Matching sets on Dice

[ArmoredThirteen]

For those of you who know dice, I have this question:
You roll multiple dice (with the same number of sides), what are the chances of getting matching sets?

For instance: You roll 10 dice that have 6 sides each. What is the chance that 2 of them are the same (does not matter the number, just that they are the same). What is the chance that 4 of them are the same?

For this I need something universal, a formula that can have varying numbers.


I got this formula from a friend, but it doesn't appear to be working correctly:

n = Total number of dice being rolled.
k = Number of dice that come up with desired result (the number of matching dice).
p = Chance of desired outcome occurring on one die, as a number between 0 and 1 (for six sided dice, this would be .166666).

n!*(p^k)*((1-p)^(n-k))
-----------------------
k!*(n-k)!

 

[Dason]

Your friend is wrong.
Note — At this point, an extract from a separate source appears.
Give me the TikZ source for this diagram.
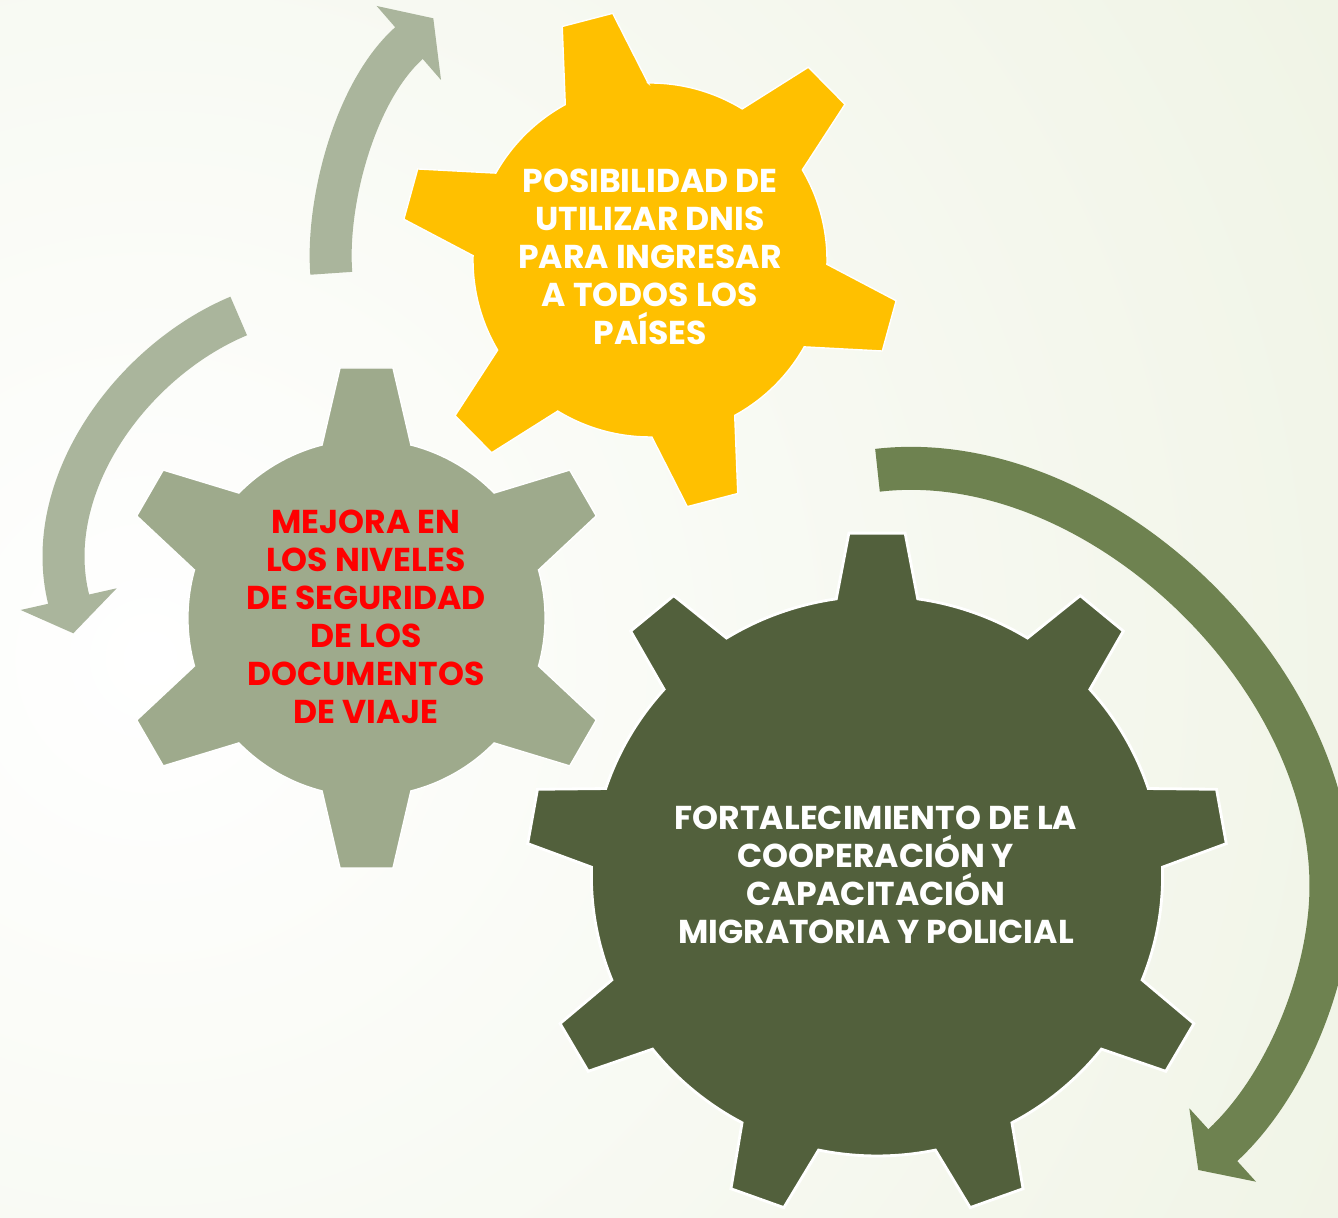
\documentclass[tikz,border=0pt]{standalone}
\usepackage{fontspec}
\setmainfont{Poppins}
\definecolor{gearyellow}{HTML}{FFC000}
\definecolor{geargray}{HTML}{9EAA8C}
\definecolor{geardark}{HTML}{52603C}
\definecolor{arrowlight}{HTML}{AAB59C}
\definecolor{arrowdark}{HTML}{6E8250}
\definecolor{bggreen}{HTML}{E0E8CB}
\newcommand{\gearoutline}[6]{%
  ({#6-#4}:#2) \foreach \k in {1,...,#1}{
    -- ({#6+360/#1*(\k-1)-#5}:#3) -- ({#6+360/#1*(\k-1)+#5}:#3)
    -- ({#6+360/#1*(\k-1)+#4}:#2)
    arc[radius=#2, start angle={#6+360/#1*(\k-1)+#4}, end angle={#6+360/#1*\k-#4}]
  } -- cycle}
\tikzset{
  geartext/.style={align=center, font={\fontsize{9.4}{10.8}\selectfont\bfseries}},
  lightshaft/.style={draw=arrowlight, line width=4.2mm, shorten >=-0.6pt},
  darkshaft/.style={draw=arrowdark, line width=4.3mm, shorten >=-0.6pt},
}
\begin{document}
\begin{tikzpicture}
  \begin{scope}
    \clip (0,0) rectangle (13.38,12.18);
    \shade[inner color=white, outer color=bggreen] (1.5,5.6) circle (28);
  \end{scope}
  \useasboundingbox (0,0) rectangle (13.38,12.18);

  \coordinate (lstart) at (2.387,9.02);
  \coordinate (lend) at (0.685,6.193);
  \coordinate (lbarbA) at (0.207,6.08);
  \coordinate (ltip) at (0.733,5.847);
  \coordinate (lbarbB) at (1.167,6.297);
  \draw[lightshaft] (lstart) to[out=202.7, in=104.4, looseness=0.9] (lend);
  \fill[arrowlight] (lbarbA) -- (ltip) -- (lbarbB) -- cycle;

  \coordinate (tstart) at (3.313,9.447);
  \coordinate (tend) at (4.083,11.743);
  \coordinate (tbarbA) at (3.767,12.12);
  \coordinate (ttip) at (4.333,11.997);
  \coordinate (tbarbB) at (4.41,11.38);
  \draw[lightshaft] (tstart) to[out=94.4, in=221.3, looseness=0.75] (tend);
  \fill[arrowlight] (tbarbA) -- (ttip) -- (tbarbB) -- cycle;

  \coordinate (rstart) at (8.775,7.477);
  \coordinate (rmid) at (13.31,3.32);
  \coordinate (rend) at (12.233,0.733);
  \coordinate (rbarbA) at (11.893,1.097);
  \coordinate (rtip) at (11.983,0.48);
  \coordinate (rbarbB) at (12.56,0.363);
  \draw[darkshaft] (rstart) to[out=6.7, in=90, looseness=0.9] (rmid)
    to[out=-90, in=42.5, looseness=0.8] (rend);
  \fill[arrowdark] (rbarbA) -- (rtip) -- (rbarbB) -- cycle;

  \filldraw[fill=geargray, draw=white, line width=0.4pt, shift={(3.665,6.0)}]
    \gearoutline{6}{1.786}{2.514}{14.4}{6.05}{90};
  \filldraw[fill=gearyellow, draw=white, line width=0.4pt, shift={(6.50,9.58)}]
    \gearoutline{6}{1.77}{2.495}{14.0}{6.0}{104.6};
  \filldraw[fill=geardark, draw=white, line width=0.8pt, shift={(8.77,3.42)}, xscale=1.02]
    \gearoutline{9}{2.80}{3.44}{8.2}{4.6}{90};

  \node[geartext, text=white] (posib) at (6.50,9.61)
    {POSIBILIDAD DE\\UTILIZAR DNIS\\PARA INGRESAR\\A TODOS LOS\\PAÍSES};
  \node[geartext, text=red] (mejora) at (3.66,6.01)
    {MEJORA EN\\LOS NIVELES\\DE SEGURIDAD\\DE LOS\\DOCUMENTOS\\DE VIAJE};
  \node[geartext, text=white] (fortal) at (8.76,3.43)
    {FORTALECIMIENTO DE LA\\COOPERACIÓN Y\\CAPACITACIÓN\\MIGRATORIA Y POLICIAL};
\end{tikzpicture}
\end{document}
I don't know the exact correct formula in general and it would probably not be the easiest thing to get. But what your friend gave you is the pmf for a binomial distribution with success probability p. This clearly isn't the case that you're in (for example you can't have 1 die that matches...).

 

[ArmoredThirteen]

No ideas?

If it helps at all, to get an example:
This is based on an RPG that I play called Godlike. For a description and links, here it is on Wikipedia.

 

[Dason]

Like I said it's probably pretty difficult to get a 'universal' form for what you're asking for.

If you have a specific form in mind (i.e. you tell us what n and p are) then it would be pretty easy to run some simulations to give you approximations to the true probabilities.

 

[SmoothJohn]

For instance: You roll 10 dice that have 6 sides each. What is the chance that 2 of them are the same (does not matter the number, just that they are the same).

This one's easy. The probability is 1, by the pigeonhole principle.

John

 

[BGM]

This one's easy. The probability is 1, by the pigeonhole principle.

John

I guess thats exactly the point needs to be clarified.

If the question is asking for at least have 2 dice having the same
number, then the probability, as suggested is one.

But, if the same number occurred 3 times or more are not count, then the
required probability is completely different.

Also, if the question is asking for exactly 1 pair only, then the probability
is zero by the pigeonhole principle again.
(with 6-faces dice, only 2-7 dices are possible)

 

[ArmoredThirteen]

It would be the chance that one set of exactly two shows up. There could be a set of three in there, too, but that doesn't matter. And the pair could be of any number (1-6, in the example that needs clarifying).

So, example, rolls that would qualify:
1, 1, 2, 2, 2, 3, 4, 5, 5, 5.
This has a pair of ones. It has a triplet of 2s and 3s, but that doesn't matter.

1, 3, 3, 4, 5, 5, 5, 5, 5, 6.
Now, a pair of 3s, and a bunch of 5s (the 5s, again, don't matter).